# Contemplating hobby beekeeping in Augusta Ga.



## Cw Hand (Nov 26, 2013)

Any thoughts on the "styrofoam" hives which keep the cold/heat out, conserving the bees energy, health?


----------



## mathesonequip (Jul 9, 2012)

they do not last as long as wood. they are not as nice to fix as wood.


----------



## Cw Hand (Nov 26, 2013)

Thanks. Sounds like you've tried them. Probably much harder to take apart when stuck together without destroying. Seems like styrofoam wouldn't stand up to the rigors like wood.


----------



## Cw Hand (Nov 26, 2013)

It seems like there is so much to go wrong. Is getting started way more than a beginners hobby kit, & a 3 lb bag of bees delivered to my house?


----------



## mathesonequip (Jul 9, 2012)

study a lot. find a local bee club and join. enjoy the people and bees. expect some difficulties and learn for the long haul.


----------



## Cw Hand (Nov 26, 2013)

Thanks again mathesonequip.


----------



## Rader Sidetrack (Nov 30, 2011)

Welcome to Beesource!

Certainly, in "southern" states, a wooden hive provides quite reasonably from a heat/cold perspective. A bigger threat to bees doing well in the winter is excessive condensation, not the cold itself. There are several schemes that can provide the needed ventilation to a hive.

While a kit seems handy, you have several months to learn more about what you _really _need before having to resort to buying a kit. I agree that joining a local club is quite valuable. I appreciate the wealth of knowledge among club members about what plants (often weeds):lookout:are in bloom in our area. Some clubs even offer members extractor rental/use at very reasonable fees.
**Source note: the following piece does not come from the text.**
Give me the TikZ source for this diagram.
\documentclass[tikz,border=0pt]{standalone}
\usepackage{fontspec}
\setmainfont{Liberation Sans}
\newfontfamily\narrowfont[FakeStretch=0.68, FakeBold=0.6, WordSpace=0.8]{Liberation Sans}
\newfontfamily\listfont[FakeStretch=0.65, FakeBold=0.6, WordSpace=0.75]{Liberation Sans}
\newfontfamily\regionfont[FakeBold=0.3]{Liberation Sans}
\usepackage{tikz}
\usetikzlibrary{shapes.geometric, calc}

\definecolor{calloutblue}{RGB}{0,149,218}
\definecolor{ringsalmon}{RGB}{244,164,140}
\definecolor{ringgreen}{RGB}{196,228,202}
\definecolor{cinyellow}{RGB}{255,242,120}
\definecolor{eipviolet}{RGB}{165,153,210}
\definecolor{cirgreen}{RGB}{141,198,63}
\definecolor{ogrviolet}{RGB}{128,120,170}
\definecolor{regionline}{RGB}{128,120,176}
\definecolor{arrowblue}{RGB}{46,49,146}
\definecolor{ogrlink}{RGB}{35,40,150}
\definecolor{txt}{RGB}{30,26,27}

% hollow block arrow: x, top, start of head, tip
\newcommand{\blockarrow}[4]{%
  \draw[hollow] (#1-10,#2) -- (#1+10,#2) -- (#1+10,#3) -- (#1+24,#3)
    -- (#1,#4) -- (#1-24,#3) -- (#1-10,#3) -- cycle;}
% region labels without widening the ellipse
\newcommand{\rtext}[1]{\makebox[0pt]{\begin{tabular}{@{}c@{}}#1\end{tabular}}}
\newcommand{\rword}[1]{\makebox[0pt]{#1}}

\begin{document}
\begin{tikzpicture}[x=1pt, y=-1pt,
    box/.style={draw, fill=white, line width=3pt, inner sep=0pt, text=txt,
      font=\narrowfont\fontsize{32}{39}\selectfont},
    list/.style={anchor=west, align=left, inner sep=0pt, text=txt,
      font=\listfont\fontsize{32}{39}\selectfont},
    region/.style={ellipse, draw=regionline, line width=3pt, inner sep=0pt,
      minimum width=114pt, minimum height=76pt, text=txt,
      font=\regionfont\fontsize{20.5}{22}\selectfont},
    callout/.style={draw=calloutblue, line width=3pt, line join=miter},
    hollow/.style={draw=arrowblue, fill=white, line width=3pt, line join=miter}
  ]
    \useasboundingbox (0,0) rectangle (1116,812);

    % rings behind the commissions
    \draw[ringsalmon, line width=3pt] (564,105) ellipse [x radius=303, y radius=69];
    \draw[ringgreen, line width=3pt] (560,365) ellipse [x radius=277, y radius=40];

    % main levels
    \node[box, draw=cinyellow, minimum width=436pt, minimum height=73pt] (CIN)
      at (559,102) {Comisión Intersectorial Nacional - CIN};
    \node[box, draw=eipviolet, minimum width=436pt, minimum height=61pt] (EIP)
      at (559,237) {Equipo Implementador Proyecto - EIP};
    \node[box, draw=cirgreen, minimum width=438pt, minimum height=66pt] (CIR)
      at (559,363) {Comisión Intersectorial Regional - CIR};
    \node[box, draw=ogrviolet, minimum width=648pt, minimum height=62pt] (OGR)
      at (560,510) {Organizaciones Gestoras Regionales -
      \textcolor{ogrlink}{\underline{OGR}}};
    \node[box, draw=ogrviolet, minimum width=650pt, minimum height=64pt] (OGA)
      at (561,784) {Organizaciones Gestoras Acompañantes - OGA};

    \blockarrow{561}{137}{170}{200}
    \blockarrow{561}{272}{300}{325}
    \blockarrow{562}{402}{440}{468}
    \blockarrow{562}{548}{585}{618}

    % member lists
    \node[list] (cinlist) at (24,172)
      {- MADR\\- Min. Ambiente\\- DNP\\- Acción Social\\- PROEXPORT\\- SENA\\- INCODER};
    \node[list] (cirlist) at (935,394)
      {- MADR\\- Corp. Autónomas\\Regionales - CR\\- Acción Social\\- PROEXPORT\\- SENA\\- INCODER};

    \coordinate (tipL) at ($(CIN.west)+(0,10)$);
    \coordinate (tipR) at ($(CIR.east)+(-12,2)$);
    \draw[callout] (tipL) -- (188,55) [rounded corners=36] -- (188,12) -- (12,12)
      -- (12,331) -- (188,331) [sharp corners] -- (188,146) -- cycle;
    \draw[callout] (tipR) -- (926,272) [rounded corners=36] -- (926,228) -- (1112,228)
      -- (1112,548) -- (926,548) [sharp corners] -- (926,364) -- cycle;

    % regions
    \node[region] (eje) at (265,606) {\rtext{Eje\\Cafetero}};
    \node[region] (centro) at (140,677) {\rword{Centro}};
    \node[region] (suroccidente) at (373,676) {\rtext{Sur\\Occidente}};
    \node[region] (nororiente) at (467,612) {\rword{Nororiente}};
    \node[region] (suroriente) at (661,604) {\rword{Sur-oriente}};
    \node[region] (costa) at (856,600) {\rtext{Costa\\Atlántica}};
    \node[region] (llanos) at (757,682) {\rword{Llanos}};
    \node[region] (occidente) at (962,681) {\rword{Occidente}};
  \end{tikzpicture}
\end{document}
The Davy Crockett Beekeepers Association, in east TN, offers free use of a club extractor, if the extractor is returned clean. Our club dues are currently $7 annually.


----------



## mathesonequip (Jul 9, 2012)

it is better to start with at least 2 hives so you can compare and help a weak one if you have to. stick with standard equipment.


----------



## beegeorge (Apr 19, 2012)

there is a bee club in Aiken SC if you do not have one in Augusta,, , find someone with a lot of experience,, volunteer to be their laborer,, learn like a sponge,,


----------



## AmericasBeekeeper (Jan 24, 2010)

Welcome!


----------



## greg zechman (Nov 2, 2010)

cw welcome to beesource.....there is a club in augusta .....they meet at casaga lake club house 6343 yelton rd appling ga 30802....and i would look at .....bee villa equip i have 10 of them no signs of bees munching on them over the last three years


----------



## stan.vick (Dec 19, 2010)

All good advice, do join a bee club and you will find that bee keeping is not the same in all locations, find someone local. As for equipment I started with top bar and now have about half top bar and half standard deeps. I gave away all my foundation because of the SHB, I now use foundationless frames that I string with fishing line. But if I started over today with the knowledge I acquired the hard way I would obtain all mediums and use Kelly F ( foundationless ) frames which need no reinforcement and you can still extract them.


----------



## Cw Hand (Nov 26, 2013)

Thanks for the friend request. I'm not sure I follow you regarding what your bees aren't munching on, that I should check out from bee villa equip. Please elaborate.


----------



## Rader Sidetrack (Nov 30, 2011)

_Bee Villa_ is another brand of "foam" hives.

http://www.beevilla.com/


----------



## scdw43 (Aug 14, 2008)

Good luck from about 120 miles northwest, In the corner of SC where GA is on one side and NC on the other.


----------



## BGhoney (Sep 26, 2007)

Welcome, seems like the happiest people with the styro hives are up north , way north like Canada


----------



## RichardBlalock (Mar 23, 2013)

CwHand, join the Clarks Hill Beekeepers Association. We would be glad to have you. As a previous poster said, we meet at Casaga Lake Clubhouse at 6343 Yelton Rd. Appling, Ga. We meet at 7o P.M. on the first Monday of every EVEN month. Stan.Vick, why did you go foundationless? You mentioned something about hive beetles??


----------



## throrope (Dec 18, 2008)

Thumbs down on foam. Had one. Gave the entire healthy colony away. I recall a bear finally put an end to it, but the bees were transferred to wood.


----------